Information you need to know about the printers you are considering: 

  • How much it costs? Upfront costs are calculate in the total cost of ownership. Make sure you know how much the printers you are compare cost.
  • How many pages can you print out of the box? Most printers come with some sort of out of the box printing capabilities if only just minimal. Find out whether the printers you are looking at come with starter cartridges and how many prints they yield.
  • What does toner cost and how many prints do they yield? Always look at the cost of each toner cartridge before buying the printer. Each cartridge will also give you a projected yield so you can do some basic calculations and figure out the cost per page.
  • Extended warranty? I don’t really recommend it but some people will inevitably buy an extended warranty. I would recommend a fully managed print solution before an extended warranty but if we are looking at the true cost of ownership then we need to include any of these additional costs.

Doing The Math

The cost for the printer and any additional one time costs can be set aside for the moment. You then take the number of pages you print each month, multiply it by the time you want to own the printer and you get your total page count over the life of the printer. Then apply your percentage of color prints to that number to get a color print count. Remember that black is used on color prints as well so you have to include those in the total page count. For this example we will assume you are keeping the printer for 3 years.

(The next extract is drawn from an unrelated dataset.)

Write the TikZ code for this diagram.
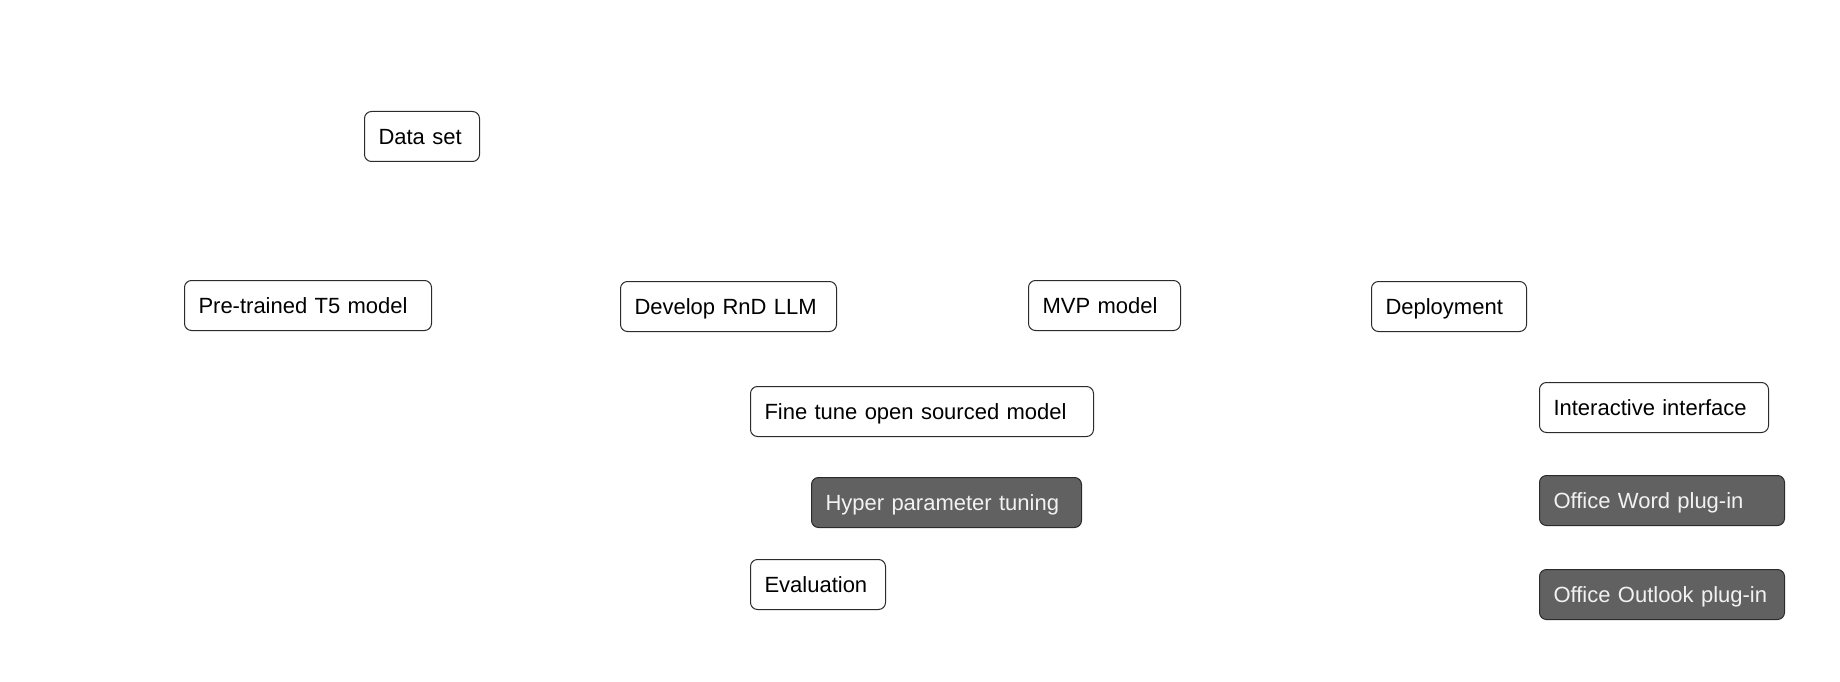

  • 1,500 pages per month x 36 months = 54,000 total/black pages

  • 30% pages in color = 16,200 color pages

Once you know how many pages you plan on printing over the course of owning this printer you can calculate how many toner cartridges you will need over the life of the printer. Let’s say the toner cartridges for this particular printer yield 5,000 black prints per cartridge and 3,000 per color cartridge. There are other expenses to consider (fuser, drum, hopper) but those parts are either built in to the toner cartridge or have their own yield specifications so keep that in mind when looking at toner pricing as well.

Remember that you might also need to subtract the starter cartridges that come with the printer from your total count.

  • 54,000 pages – 1,500 starter toner = 52,500 / 5,000 = 10.5 cartridges

  • 16,200 pages – 1,500 starter toner = 14,700 / 3000 = 4.9 cartridges

So knowing that you can not buy a  partial cartridge you have to round up. You also have to multiply your color cartridge requirements by the number used in your machine. Typically 3 colors but possibly 4. This adds up to 11 black toner cartridges and 15 color cartridges over the life of the printer. I know you wont be buying them all at once but we are trying to get to a number here that allows us to break down the cost per ownership and cost per page.

Go back and grab the price of the printer and any other up-front expenses we set aside earlier.

  $350 (Price of printer)

  $35   (Up-front expenses)

  $660 (11 x $60 – Cost of black toner cartridges) 

+$675 (15 x $45 – Cost of color toner cartridge) 

  $1,720 = Total cost of ownership

You can then take this number and divide it by 36 (the number of months you plan on owning the printer) to get a monthly print cost

  • $1,720 / 36 months = $47.80 per month

or divide it by the number of pages you will print and get a total cost per page

  • $1,720 / 70,200 pages = $.03 cents per page 

This is a quick and easy way to break down your overall print costs. Whether you are looking to buy a new printer or not you should know all of these numbers for your business. The more you print the more important it is to keep track of your total print costs.

You wouldn’t think it but there are a number of small companies out there bleeding money because they have no idea what they spend on print. Why not take a moment to figure out if there are some simple things you can do to reduce your print costs. Who knows what you might find out.